The new strategy, driven by the concept of a "software-defined vehicle" (SDV), centralizes computing power into a single, powerful controller. This not only reduces complexity and cost, but also allows Volkswagen to maintain control over the software, the most valuable part of a modern vehicle, and offer updates and new features "over the air" (OTA), just like a smartphone.
"Our goal is to achieve cost parity with local competitors for entry-level compact vehicles by 2026. […] The China Main Platform (CMP) aims to reduce costs by 40%." – Volkswagen Group statement.

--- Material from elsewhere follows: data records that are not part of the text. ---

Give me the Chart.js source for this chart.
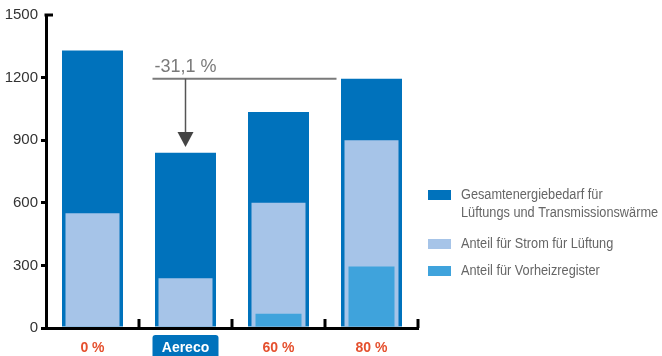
<!DOCTYPE html>
<html>
<head>
<meta charset="utf-8">
<script src="https://cdn.jsdelivr.net/npm/chart.js@4.4.1/dist/chart.umd.min.js"></script>
<style>
  html, body { margin: 0; padding: 0; background: #fff; }
  #wrap { width: 662px; height: 356px; }
</style>
</head>
<body>
<div id="wrap"><canvas id="energyChart"></canvas></div>
<script>
// DATA
const categories = ["0 %", "Aereco", "60 %", "80 %"];
const gesamtBedarf = [1330, 840, 1035, 1195];
const stromLueftung = [550, 238, 600, 900];
const vorheizRegister = [0, 0, 68, 295];
const yTicks = [0, 300, 600, 900, 1200, 1500];
const savingLabel = "-31,1 %";
const arrowTipValue = 868;

const seriesLabels = [
  ["Gesamtenergiebedarf für", "Lüftungs und Transmissionswärme"],
  "Anteil für Strom für Lüftung",
  "Anteil für Vorheizregister",
];

const FONT = "'Liberation Sans', Arial, sans-serif";
const darkBlue = "#0072bc";
const lightBlue = "#a6c4e8";
const midBlue = "#3fa3dc";

const energyChart = document.getElementById("energyChart");

// box behind the "Aereco" label
const labelBox = {
  id: "labelBox",
  beforeDraw(chart) {
    const { ctx, scales: { x } } = chart;
    const cx = x.getPixelForValue(1);
    const top = chart.chartArea.bottom + 7;
    ctx.save();
    ctx.fillStyle = darkBlue;
    ctx.beginPath();
    ctx.roundRect(cx - 33, top, 66, 30, 3);
    ctx.fill();
    ctx.restore();
  },
};

// small axis marks + arrow annotation + legend
const extras = {
  id: "extras",
  afterDraw(chart) {
    const { ctx, chartArea, scales: { x, y } } = chart;
    ctx.save();

    // upward ticks on x axis between categories
    ctx.strokeStyle = "#000";
    ctx.lineWidth = 3;
    const step = x.getPixelForValue(1) - x.getPixelForValue(0);
    for (let i = 0; i < categories.length; i++) {
      const bx = x.getPixelForValue(i) + step / 2;
      ctx.beginPath();
      ctx.moveTo(bx, chartArea.bottom);
      ctx.lineTo(bx, chartArea.bottom - 9);
      ctx.stroke();
    }
    // top mark of y axis points right
    ctx.beginPath();
    ctx.moveTo(chartArea.left - 1.5, y.getPixelForValue(1500));
    ctx.lineTo(chartArea.left + 7, y.getPixelForValue(1500));
    ctx.stroke();

    // arrow annotation
    const xa = x.getPixelForValue(1);
    const yLine = y.getPixelForValue(gesamtBedarf[3]);
    const yTip = y.getPixelForValue(arrowTipValue);
    ctx.strokeStyle = "#7a7a7a";
    ctx.lineWidth = 2;
    ctx.beginPath();
    ctx.moveTo(xa - 33, yLine);
    ctx.lineTo(x.getPixelForValue(3) - 35, yLine);
    ctx.stroke();
    ctx.strokeStyle = "#555";
    ctx.lineWidth = 1.5;
    ctx.beginPath();
    ctx.moveTo(xa, yLine);
    ctx.lineTo(xa, yTip - 12);
    ctx.stroke();
    ctx.fillStyle = "#444";
    ctx.beginPath();
    ctx.moveTo(xa - 8, yTip - 15);
    ctx.lineTo(xa + 8, yTip - 15);
    ctx.lineTo(xa, yTip);
    ctx.closePath();
    ctx.fill();
    ctx.fillStyle = "#7a7a7a";
    ctx.font = "18px " + FONT;
    ctx.textAlign = "left";
    ctx.textBaseline = "alphabetic";
    ctx.fillText(savingLabel, xa - 31, yLine - 7);

    // legend (text squeezed a little to look condensed)
    const lx = 428;
    const rows = [195, 244, 271];
    ctx.font = "14px " + FONT;
    ctx.textBaseline = "middle";
    chart.data.datasets.forEach((ds, i) => {
      ctx.fillStyle = ds.backgroundColor;
      ctx.fillRect(lx, rows[i] - 5, 23, 10);
      ctx.fillStyle = "#666";
      const lines = Array.isArray(ds.label) ? ds.label : [ds.label];
      lines.forEach((t, j) => {
        ctx.save();
        ctx.translate(lx + 33, rows[i] + j * 18);
        ctx.scale(0.91, 1);
        ctx.fillText(t, 0, 0);
        ctx.restore();
      });
    });
    ctx.restore();
  },
};

new Chart(energyChart, {
  type: "bar",
  data: {
    labels: categories,
    datasets: [
      {
        label: seriesLabels[0],
        data: gesamtBedarf,
        backgroundColor: darkBlue,
        barPercentage: 61 / 93,
        categoryPercentage: 1,
        grouped: false,
        order: 3,
      },
      {
        label: seriesLabels[1],
        data: stromLueftung,
        backgroundColor: lightBlue,
        barPercentage: 54 / 93,
        categoryPercentage: 1,
        grouped: false,
        order: 2,
      },
      {
        label: seriesLabels[2],
        data: vorheizRegister,
        backgroundColor: midBlue,
        barPercentage: 46 / 93,
        categoryPercentage: 1,
        grouped: false,
        order: 1,
      },
    ],
  },
  options: {
    responsive: true,
    maintainAspectRatio: false,
    animation: false,
    layout: {
      padding: { top: 15, right: 244, left: 0, bottom: 0 },
    },
    plugins: {
      legend: { display: false },
      tooltip: { enabled: false },
    },
    scales: {
      x: {
        grid: { drawOnChartArea: false, drawTicks: false },
        border: { color: "#000", width: 3 },
        afterFit: (s) => { s.height = 28; },
        ticks: {
          padding: 12,
          font: { family: FONT, size: 14, weight: "bold" },
          color: (c) => (c.index === 1 ? "#fff" : "#e5502e"),
        },
      },
      y: {
        min: 0,
        max: 1500,
        afterBuildTicks: (s) => { s.ticks = yTicks.map((v) => ({ value: v })); },
        afterFit: (s) => { s.width = 46; },
        grid: {
          drawOnChartArea: false,
          tickLength: 5,
          lineWidth: 3,
          tickColor: (c) => (c.tick && c.tick.value === 1500 ? "rgba(0,0,0,0)" : "#000"),
        },
        border: { color: "#000", width: 3 },
        ticks: {
          padding: 3,
          font: { family: FONT, size: 15 },
          color: "#333",
          callback: (v) => String(v),
        },
      },
    },
  },
  plugins: [labelBox, extras],
});
</script>
</body>
</html>
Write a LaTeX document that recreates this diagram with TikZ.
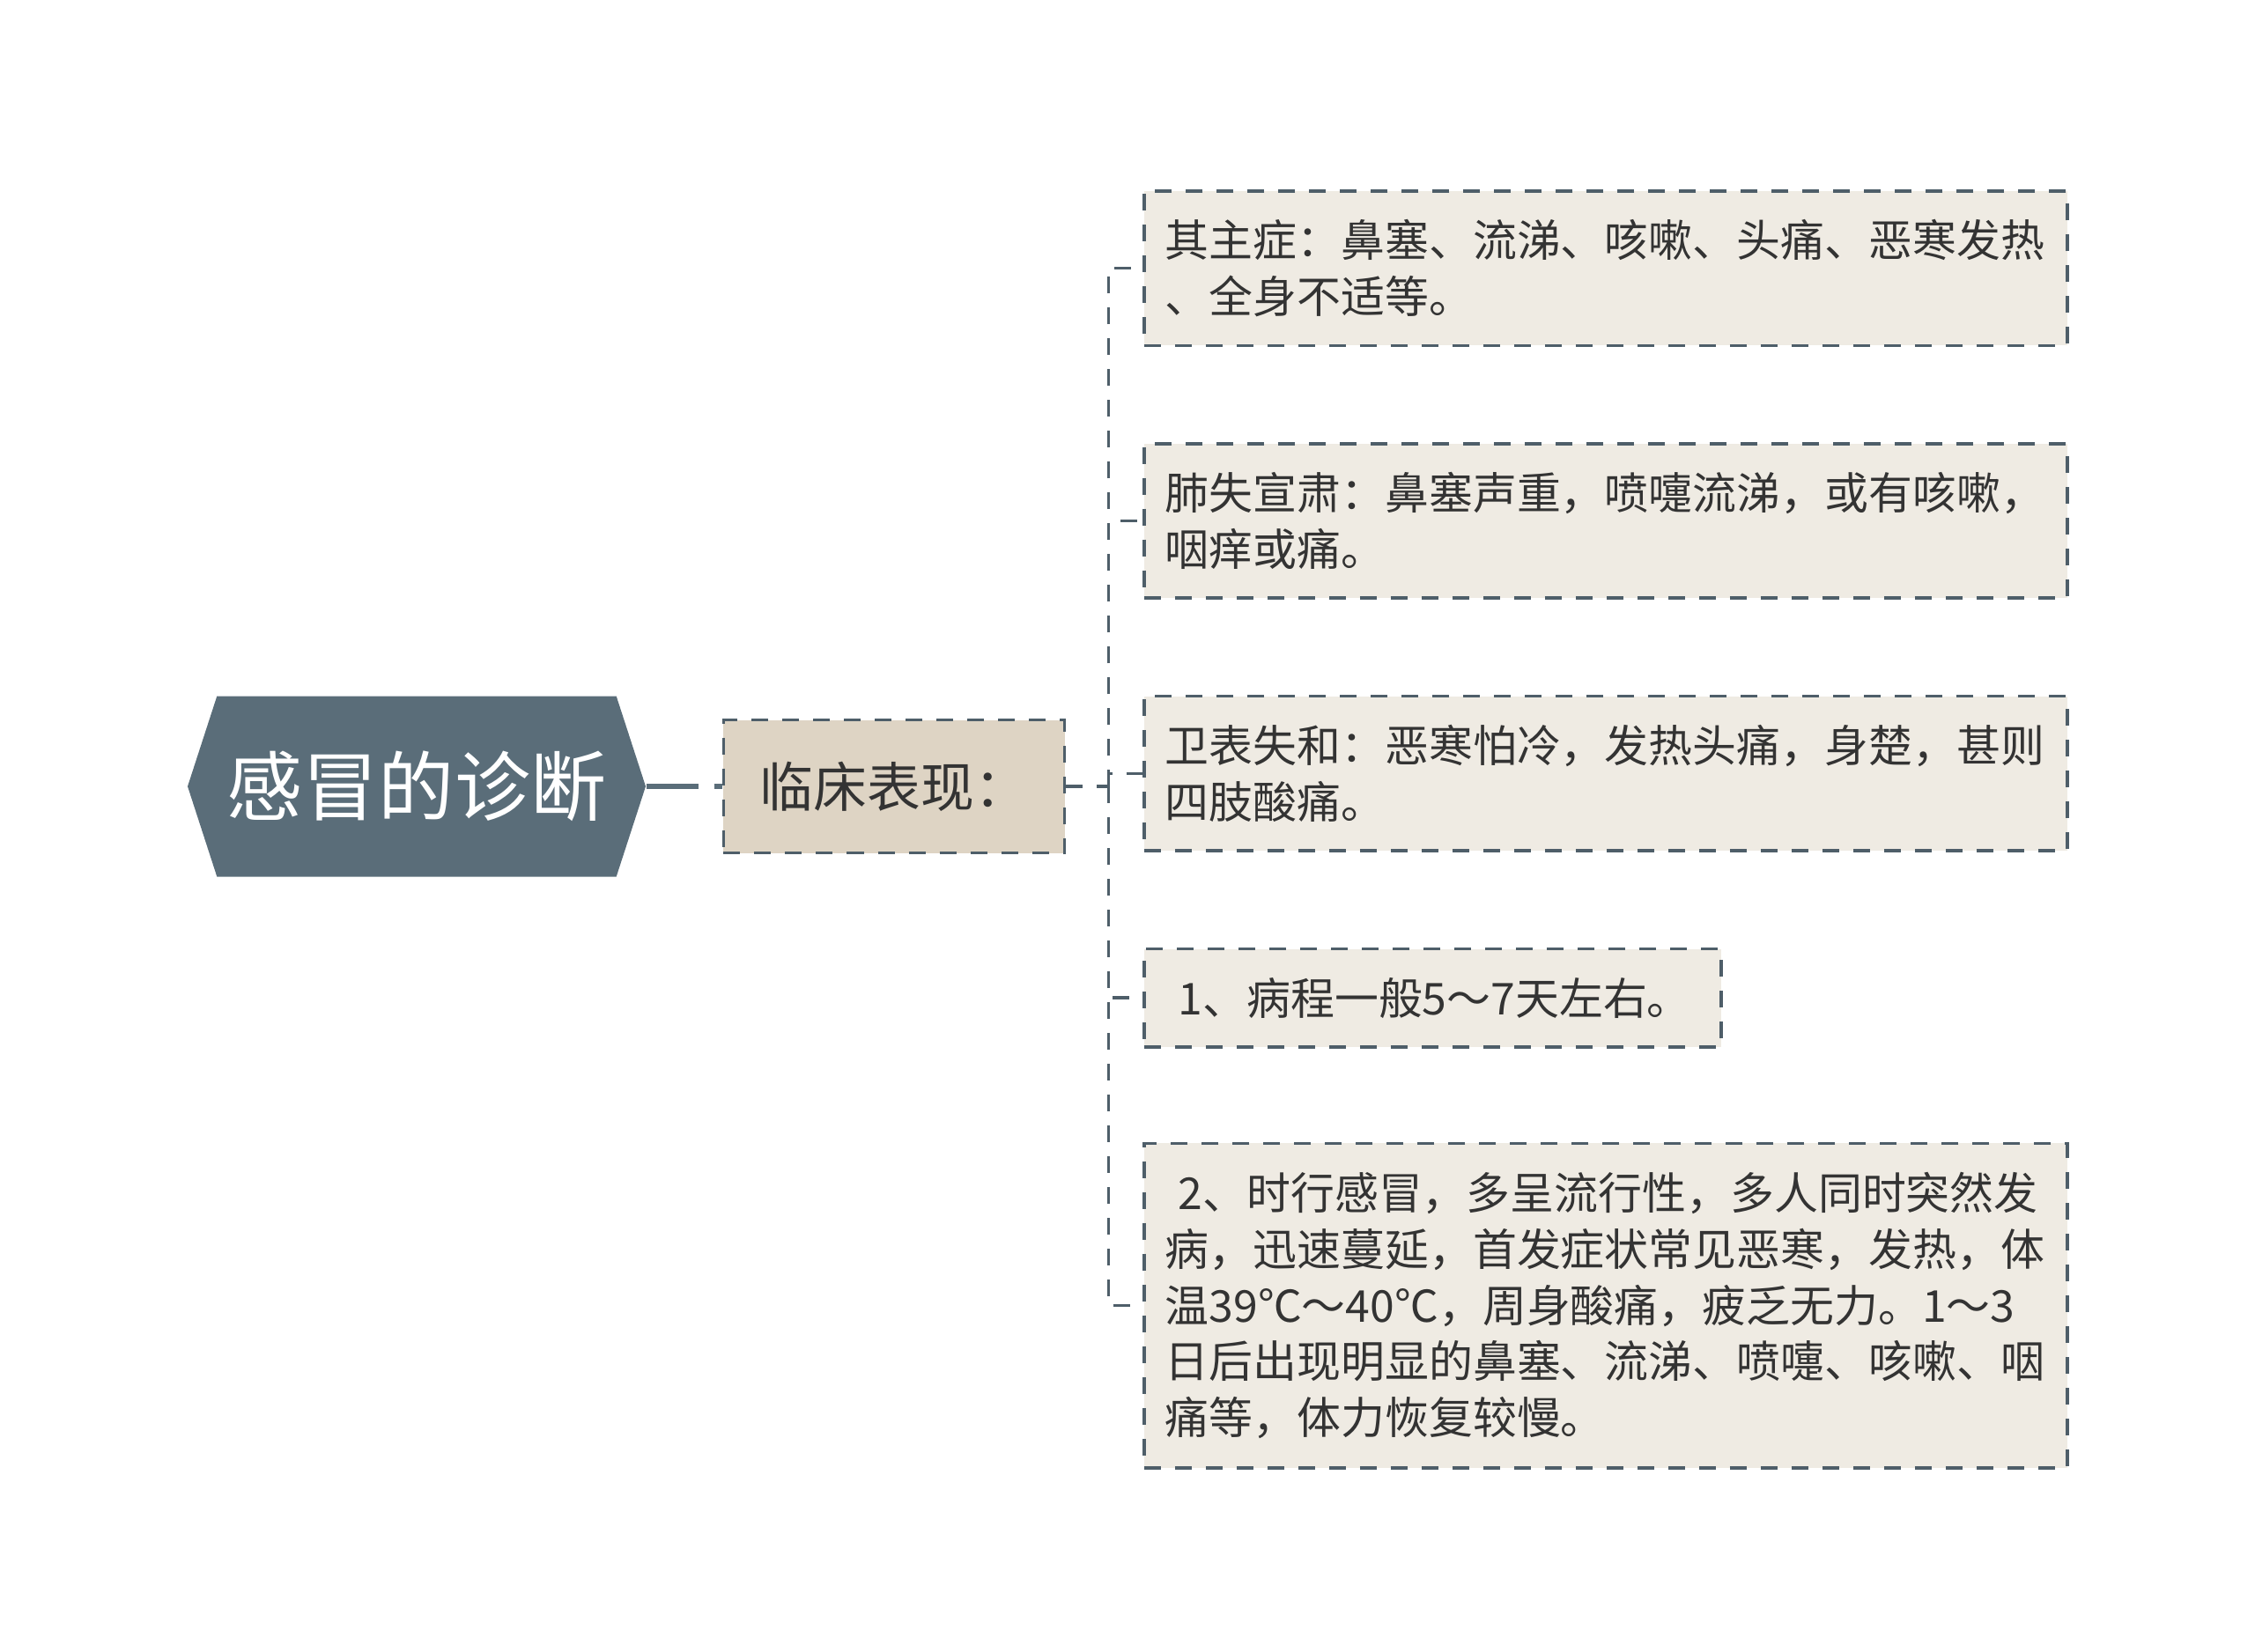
\documentclass[tikz,border=0pt]{standalone}
\usepackage{xcolor}
\usepackage{fontspec}
\setmainfont{Noto Sans CJK SC}
\usepackage{tikz}
\usetikzlibrary{shapes, calc, positioning}
\definecolor{slate}{HTML}{5A6D79}
\definecolor{edgegray}{HTML}{4E5E69}
\definecolor{sand}{HTML}{DED4C4}
\definecolor{paper}{HTML}{EFEBE3}
\definecolor{ink}{HTML}{333333}
\tikzset {
    root/.style = {
        shape = signal,
        signal to = west and east,
        signal pointer angle = 144,
        fill = slate,
        text = white,
        minimum width = 52mm,
        minimum height = 20.5mm,
        inner sep = 0pt,
        font = \fontsize{24.5}{29}\selectfont
    },
    topic/.style = {
        draw = edgegray,
        fill = sand,
        text = ink,
        dash pattern = on 1.9mm off 1.6mm,
        line width = 0.35mm,
        minimum width = 38.7mm,
        minimum height = 15.1mm,
        font = \fontsize{17.3}{21}\selectfont
    },
    leaf/.style = {
        draw = edgegray,
        fill = paper,
        text = ink,
        dash pattern = on 1.9mm off 1.6mm,
        line width = 0.35mm,
        text width = #1,
        align = left,
        inner xsep = 2.4mm,
        inner ysep = 3.25mm,
        font = \fontsize{14.2}{18.2}\selectfont
    },
    leaf/.default = 100mm,
    link/.style = {
        draw = slate,
        line width = 0.55mm,
        dash pattern = on 5.9mm off 1.8mm
    },
    twig/.style = {
        draw = edgegray,
        line width = 0.35mm,
        dash pattern = on 1.9mm off 1.6mm
    }
}
\begin{document}
\begin{tikzpicture}
        \useasboundingbox (0,0) rectangle (256mm,-187.5mm);

        % Root and first level
        \node [root] at (47.3mm, -89.3mm)                          (diag)    {感冒的诊断};
        \node [topic, right=8.6mm of diag]                          (clinic)  {临床表现：};
        \coordinate [right=4.8mm of clinic.east]                    (fork);

        % Leaves : one under another, left edges aligned
        \node [leaf, anchor=north west] at (129.7mm, -21.5mm)       (major)   {其主症：鼻塞、流涕、咳嗽、头痛、恶寒发热\\、全身不适等。};
        \node [leaf, below=10.8mm of major.south west, anchor=north west]   (lung)    {肺失宣肃：鼻塞声重，喷嚏流涕，或有咳嗽，\\咽痒或痛。};
        \node [leaf, below=10.8mm of lung.south west, anchor=north west]    (guard)   {卫表失和：恶寒怕冷，发热头痛，身楚，甚则\\四肢酸痛。};
        \node [leaf=60.7mm, below=10.8mm of guard.south west, anchor=north west] (course) {\hspace*{0.3em}1、病程一般5～7天左右。};
        \node [leaf, below=10.6mm of course.south west, anchor=north west]  (flu)     {\hspace*{0.3em}2、时行感冒，多呈流行性，多人同时突然发\\病，迅速蔓延，首发症状常见恶寒，发热，体\\温39℃～40℃，周身酸痛，疲乏无力。1～3\\日后出现明显的鼻塞、流涕、喷嚏、咳嗽、咽\\痛等，体力恢复较慢。};

        \path [link]    (diag.east)     --  (clinic.west);
        \path [twig]    (clinic.east)   --  (fork);

        \path [twig]    (fork)  |-  (major.west);
        \path [twig]    (fork)  |-  (lung.west);
        \path [twig]    (fork)  |-  (guard.west);
        \path [twig]    (fork)  |-  (course.west);
        \path [twig]    (fork)  |-  (flu.west);
\end{tikzpicture}
\end{document}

For traditional Tier 1 suppliers that only manufacture hardware, the message is stark: adapt or die. Survival in the new automotive industry will require becoming software and integration powerhouses, capable of collaborating in these strategic alliances. A wave of consolidation and disruption is anticipated in the European components sector.
Perhaps the most revealing aspect of Volkswagen's strategy is its strategic humility. The German giant is openly adopting the Chinese development model to compete. It has created a "China Core Platform" (CMP) and a "China Electric Architecture" (CEA) in collaboration with local partners such as XPENG.
The goal is to reduce the time to launch new products by 30% by adopting a faster, more locally focused approach. It's an implicit recognition that the traditional, meticulous German engineering cycle, while producing high-quality vehicles, is too slow and expensive for the breakneck pace of the BEV market.
Volkswagen isn't just fighting for market share; it's fighting for its future relevance. The offensive it has launched isn't just against its competitors, but against its own way of doing things. It's a reinvention forced by necessity, one that could save the German giant or usher in a new order in the global automotive industry.